**YOUR GOAL:**
Leave out the pictures, and write out exactly the lines from the beginning of the material to the line holding "y_ticks = [-80, -85, -90, -95, -100, -105]", that line included, and nothing else.

═══ INFORMATION PROVIDED

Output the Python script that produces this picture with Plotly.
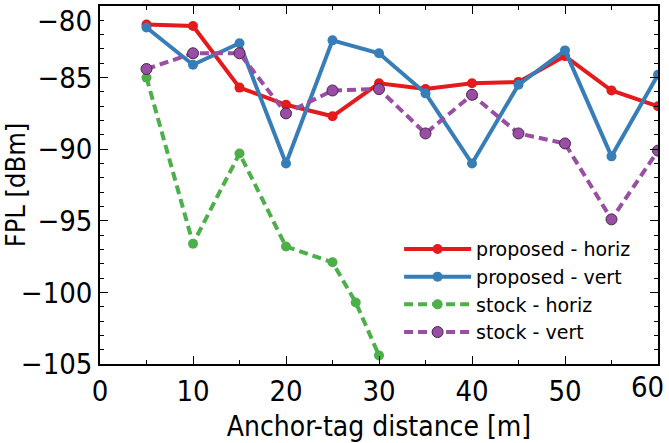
import plotly.graph_objects as go

x_main = [5, 10, 15, 20, 25, 30, 35, 40, 45, 50, 55, 60]
prop_horiz = [-81.3, -81.4, -85.7, -86.9, -87.7, -85.4, -85.8, -85.4, -85.3, -83.5, -85.9, -87.0]
prop_vert = [-81.5, -84.1, -82.6, -91.0, -82.4, -83.3, -86.1, -91.0, -85.5, -83.1, -90.5, -84.8]
stock_vert = [-84.4, -83.3, -83.3, -87.5, -85.9, -85.8, -88.9, -86.2, -88.9, -89.6, -94.9, -90.1]
x_stock_h = [5, 10, 15, 20, 25, 27.5, 30]
stock_horiz = [-85.0, -96.6, -90.3, -96.8, -97.9, -100.7, -104.4]

x_ticks = [0, 10, 20, 30, 40, 50, 60]
y_ticks = [-80, -85, -90, -95, -100, -105]

fig = go.Figure()
fig.add_trace(go.Scatter(x=x_main, y=prop_horiz, name="proposed - horiz", mode="lines+markers",
                         line=dict(color="#e41a1c", width=4), marker=dict(size=10, color="#e41a1c")))
fig.add_trace(go.Scatter(x=x_main, y=prop_vert, name="proposed - vert", mode="lines+markers",
                         line=dict(color="#377eb8", width=4), marker=dict(size=10, color="#377eb8")))
fig.add_trace(go.Scatter(x=x_stock_h, y=stock_horiz, name="stock - horiz", mode="lines+markers",
                         line=dict(color="#4daf4a", width=4, dash="9px,5px"), marker=dict(size=10, color="#4daf4a")))
fig.add_trace(go.Scatter(x=x_main, y=stock_vert, name="stock - vert", mode="lines+markers",
                         line=dict(color="#984ea3", width=4, dash="9px,5px"),
                         marker=dict(size=11, color="#984ea3", line=dict(color="#4a2450", width=1))))

fnt = "DejaVu Sans Condensed, DejaVu Sans, sans-serif"
tickfont = dict(family=fnt, size=29, color="black")

# edge tick labels are nudged inward (as in the reference) via annotations
xt_text = [str(v) for v in x_ticks]
xt_text[-1] = ""
yt_text = ["\u2212" + str(-v) for v in y_ticks]
yt_text[0] = ""

fig.update_layout(
    width=669, height=443,
    margin=dict(l=100, r=11, t=6, b=79),
    paper_bgcolor="white", plot_bgcolor="white",
    showlegend=True,
    legend=dict(x=0.536, y=0.374, xanchor="left", yanchor="top",
                font=dict(family="DejaVu Sans", size=19, color="black"),
                bgcolor="rgba(0,0,0,0)", tracegroupgap=0, itemwidth=67),
    xaxis=dict(range=[0, 60], tickvals=x_ticks, ticktext=xt_text,
               ticks="inside", ticklen=8, tickwidth=1, tickcolor="black",
               minor=dict(ticks="inside", dtick=5, ticklen=4, tickcolor="black"),
               showline=True, linecolor="black", linewidth=1.5, mirror="ticks",
               showgrid=False, zeroline=False, tickfont=tickfont, automargin=False,
               title=dict(text="Anchor-tag distance [m]", font=dict(family=fnt, size=28, color="black"))),
    yaxis=dict(range=[-105, -80], tickvals=y_ticks, ticktext=yt_text,
               ticks="inside", ticklen=8, tickwidth=1, tickcolor="black",
               minor=dict(ticks="inside", dtick=1, ticklen=4, tickcolor="black"),
               showline=True, linecolor="black", linewidth=1.5, mirror="ticks",
               showgrid=False, zeroline=False, tickfont=tickfont, automargin=False,
               title=dict(text="FPL [dBm]", font=dict(family=fnt, size=27, color="black"))),
    annotations=[
        dict(text="\u2212" + str(-y_ticks[0]), xref="paper", yref="paper", x=0, y=1,
             xanchor="right", yanchor="top", xshift=-6, yshift=4, showarrow=False, font=tickfont),
        dict(text=str(x_ticks[-1]), xref="paper", yref="paper", x=1, y=0,
             xanchor="right", yanchor="top", xshift=8, yshift=-4, showarrow=False, font=tickfont),
    ],
)

fig.write_html("out.html", config={"displayModeBar": False},
               post_script="document.body.style.margin='0px';document.body.style.overflow='hidden';")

══════

**REPLY:**
Output the Python script that produces this picture with Plotly.
import plotly.graph_objects as go

x_main = [5, 10, 15, 20, 25, 30, 35, 40, 45, 50, 55, 60]
prop_horiz = [-81.3, -81.4, -85.7, -86.9, -87.7, -85.4, -85.8, -85.4, -85.3, -83.5, -85.9, -87.0]
prop_vert = [-81.5, -84.1, -82.6, -91.0, -82.4, -83.3, -86.1, -91.0, -85.5, -83.1, -90.5, -84.8]
stock_vert = [-84.4, -83.3, -83.3, -87.5, -85.9, -85.8, -88.9, -86.2, -88.9, -89.6, -94.9, -90.1]
x_stock_h = [5, 10, 15, 20, 25, 27.5, 30]
stock_horiz = [-85.0, -96.6, -90.3, -96.8, -97.9, -100.7, -104.4]

x_ticks = [0, 10, 20, 30, 40, 50, 60]
y_ticks = [-80, -85, -90, -95, -100, -105]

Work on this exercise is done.